An E-Reader Saved My Life

My husband bought me a first-generation Amazon Kindle for my first birthday that we celebrated together, two years ago. I had never had a chance to consider an e-reader, and the gift was a complete surprise. He knew I loved books, and he felt that the potential to cram most of my library into the size of one normal book had to be an advantage, since he moves around so much. That part of it has certainly come true. Now that my library is in storage in Pennsylvania, it doesn't feel right to add weight to the stuff we have with us, and lately if it's not available for my e-reader, I just don't buy it.

The Kindle inspired me to dust off and publish my book, Tree/House, mostly because it didn't cost me anything. I've only sold one digital copy, because it came out before anyone else actually had an e-reader, and now it's perceived as old. (It's actually perennial, ever fresh, and still available in paperback also!)

The Kindle has afforded us many hours of unexpectedly shared pleasure because I like to supplement my husband's literary diet by reading aloud to him. I already had a couple of different copies of The Princess Bride, but when I wanted to read it to my husband, they were buried in boxes without labels, and it was just easier to "whispernet" it to my Kindle. (That's a book I would buy 1,000 times if necessary.) When the local library didn't have the last installment of His Dark Materials, we had no qualms getting the e-version of that, too. Most recently, I couldn't help sharing so many delightful passages from Bill Bryson's At Home with my husband that he demanded we read the entire thing together.

Most dramatically, I happened to take my new Kindle with me on my fated trip to Spain in August 2008 (see an earlier post on this). I only had maybe ten books on it, and I couldn't download new things or even charge the battery, but thank goodness I had something to do on those couple of long nights waiting for the American Embassy to open!
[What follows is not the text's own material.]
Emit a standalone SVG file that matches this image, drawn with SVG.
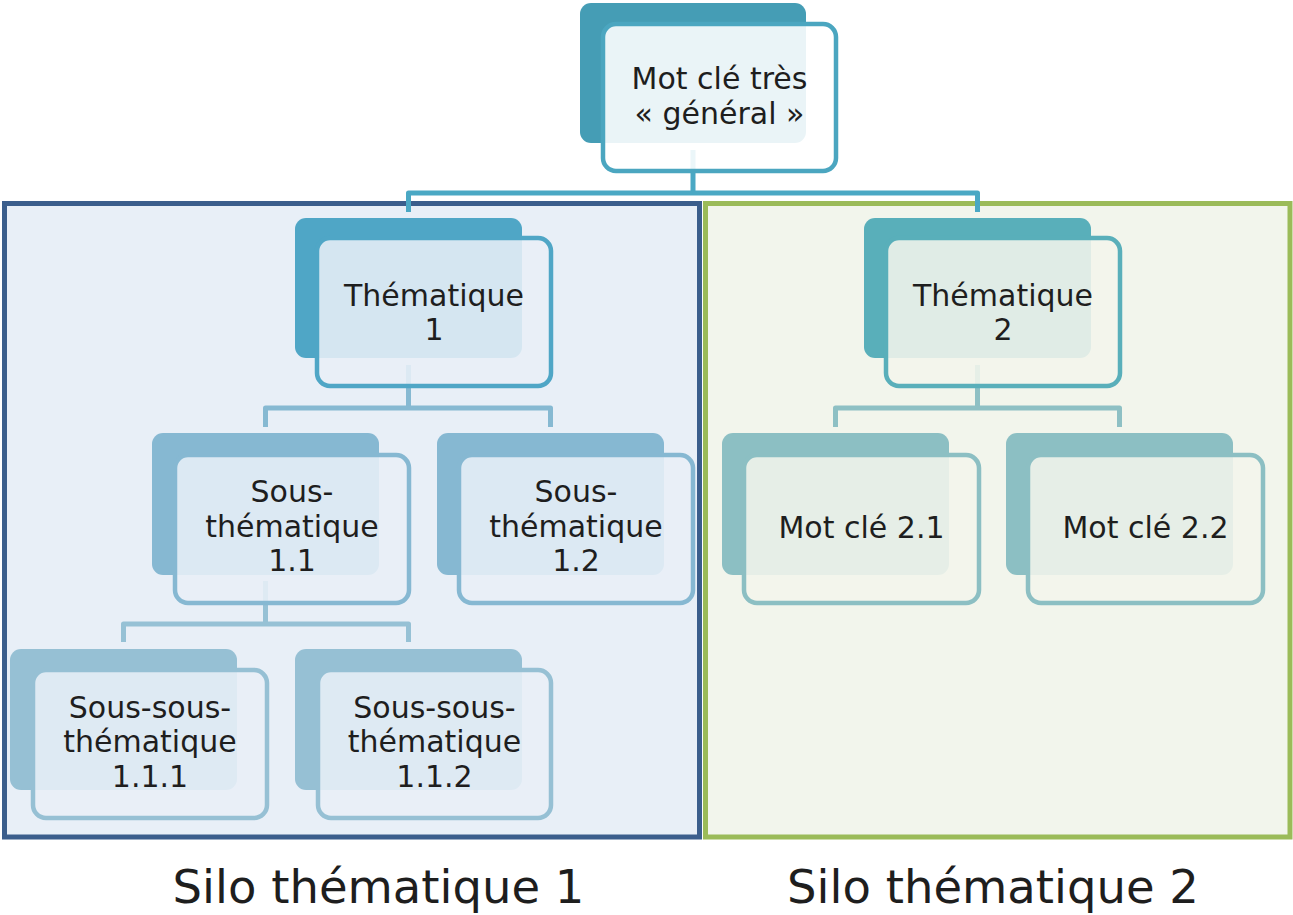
<svg xmlns="http://www.w3.org/2000/svg" width="1293" height="915" viewBox="0 0 1293 915">
<style>
text{font-family:"DejaVu Sans","Liberation Sans",sans-serif;fill:#1e1e1e;text-anchor:middle}
.t{font-size:30px}
.silo-label{font-size:46.5px}
.conn{fill:none;stroke-width:5;stroke-linejoin:round}
.back{stroke:none}
.front{stroke-width:4.5}
.f0{fill:#ffffff;fill-opacity:0.89}
.f1{fill:#e8eff7;fill-opacity:0.88}
.f2{fill:#f2f5ec;fill-opacity:0.88}
</style>
<rect width="1293" height="915" fill="#ffffff"/>
<g id="silo1">
<rect x="4.5" y="203.5" width="695" height="633.5" fill="#e8eff7" stroke="#3b5e8c" stroke-width="5"/>
<text class="silo-label" x="378.5" y="903">Silo thématique 1</text>
</g>
<g id="silo2">
<rect x="705.5" y="203.5" width="584.5" height="633.5" fill="#f2f5ec" stroke="#9bbb59" stroke-width="5"/>
<text class="silo-label" x="993" y="903">Silo thématique 2</text>
</g>
<g id="connectors">
<path class="conn" stroke="#4aa8c4" d="M693 150V193M408.5 212V193H977.5V212"/>
<path class="conn" stroke="#86b9d2" d="M408.5 365V408M265.5 427V408H550.5V427"/>
<path class="conn" stroke="#8ec0c4" d="M977.5 365V408M835.5 427V408H1119.5V427"/>
<path class="conn" stroke="#96c1d5" d="M265.5 581V624M123.5 642V624H408.5V642"/>
</g>
<g id="node-top">
<rect class="back" x="580" y="3" width="226" height="140" rx="11" fill="#459db5"/>
<rect class="front f0" x="603" y="24" width="233" height="147" rx="13" stroke="#4ba6c0"/>
<text class="t" x="719.5" y="89">Mot clé très</text>
<text class="t" x="719.5" y="124">« général »</text>
</g>
<g id="node-t1">
<rect class="back" x="295" y="218" width="227" height="140" rx="11" fill="#4fa6c6"/>
<rect class="front f1" x="317" y="238" width="234" height="148" rx="13" stroke="#4fa6c6"/>
<text class="t" x="434" y="306">Thématique</text>
<text class="t" x="434" y="340">1</text>
</g>
<g id="node-t2">
<rect class="back" x="864" y="218" width="227" height="140" rx="11" fill="#59afba"/>
<rect class="front f2" x="886" y="238" width="234" height="148" rx="13" stroke="#59afba"/>
<text class="t" x="1003" y="306">Thématique</text>
<text class="t" x="1003" y="340">2</text>
</g>
<g id="node-s11">
<rect class="back" x="152" y="433" width="227" height="142" rx="11" fill="#86b8d2"/>
<rect class="front f1" x="175" y="455" width="234" height="148" rx="13" stroke="#86b8d2"/>
<text class="t" x="292" y="502">Sous-</text>
<text class="t" x="292" y="537">thématique</text>
<text class="t" x="292" y="571">1.1</text>
</g>
<g id="node-s12">
<rect class="back" x="437" y="433" width="227" height="142" rx="11" fill="#86b8d2"/>
<rect class="front f1" x="459" y="455" width="234" height="148" rx="13" stroke="#86b8d2"/>
<text class="t" x="576" y="502">Sous-</text>
<text class="t" x="576" y="537">thématique</text>
<text class="t" x="576" y="571">1.2</text>
</g>
<g id="node-m21">
<rect class="back" x="722" y="433" width="227" height="142" rx="11" fill="#8cbfc3"/>
<rect class="front f2" x="744" y="455" width="235" height="148" rx="13" stroke="#8cbfc3"/>
<text class="t" x="861.5" y="538">Mot clé 2.1</text>
</g>
<g id="node-m22">
<rect class="back" x="1006" y="433" width="227" height="142" rx="11" fill="#8cbfc3"/>
<rect class="front f2" x="1028" y="455" width="235" height="148" rx="13" stroke="#8cbfc3"/>
<text class="t" x="1145.5" y="538">Mot clé 2.2</text>
</g>
<g id="node-ss111">
<rect class="back" x="10" y="649" width="227" height="141" rx="11" fill="#96c0d4"/>
<rect class="front f1" x="33" y="670" width="234" height="148" rx="13" stroke="#96c0d4"/>
<text class="t" x="150" y="718">Sous-sous-</text>
<text class="t" x="150" y="752">thématique</text>
<text class="t" x="150" y="787">1.1.1</text>
</g>
<g id="node-ss112">
<rect class="back" x="295" y="649" width="227" height="141" rx="11" fill="#96c0d4"/>
<rect class="front f1" x="318" y="670" width="233" height="148" rx="13" stroke="#96c0d4"/>
<text class="t" x="434.5" y="718">Sous-sous-</text>
<text class="t" x="434.5" y="752">thématique</text>
<text class="t" x="434.5" y="787">1.1.2</text>
</g>
</svg>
The fact that The Power of Now was the last book I'd bought for it was probably the decisive factor in my not having a complete nervous breakdown when my purse was taken.
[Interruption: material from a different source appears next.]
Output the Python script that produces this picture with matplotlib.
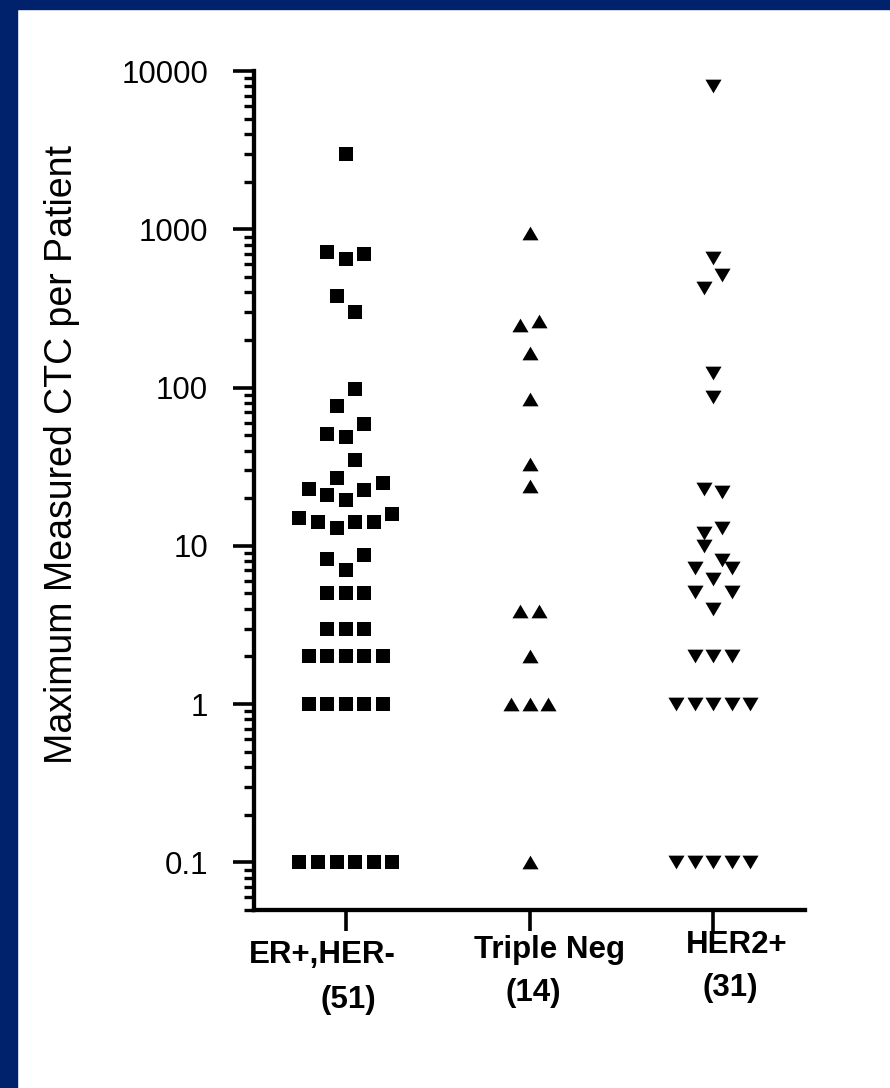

I'm a bit miffed that there are newer versions of the Kindle, for much less money than before, with many more features. But these new versions, and the increasing number of viable competitors, are a sign that book technology is finally taking the next step. There is a buzz in the book community now about the meaning of e-readers and possible demise of printed books. I love books -- physical, pulpy, inky -- but I'm thankful that e-readers are an option now that my husband has introduced me to this semi-nomadic lifestyle. I can still be nearly as literary as before, and a million times as moveable. Given a choice, however, I would have access to an enormous, well-organized, beautifully architectured, physical library. Someday.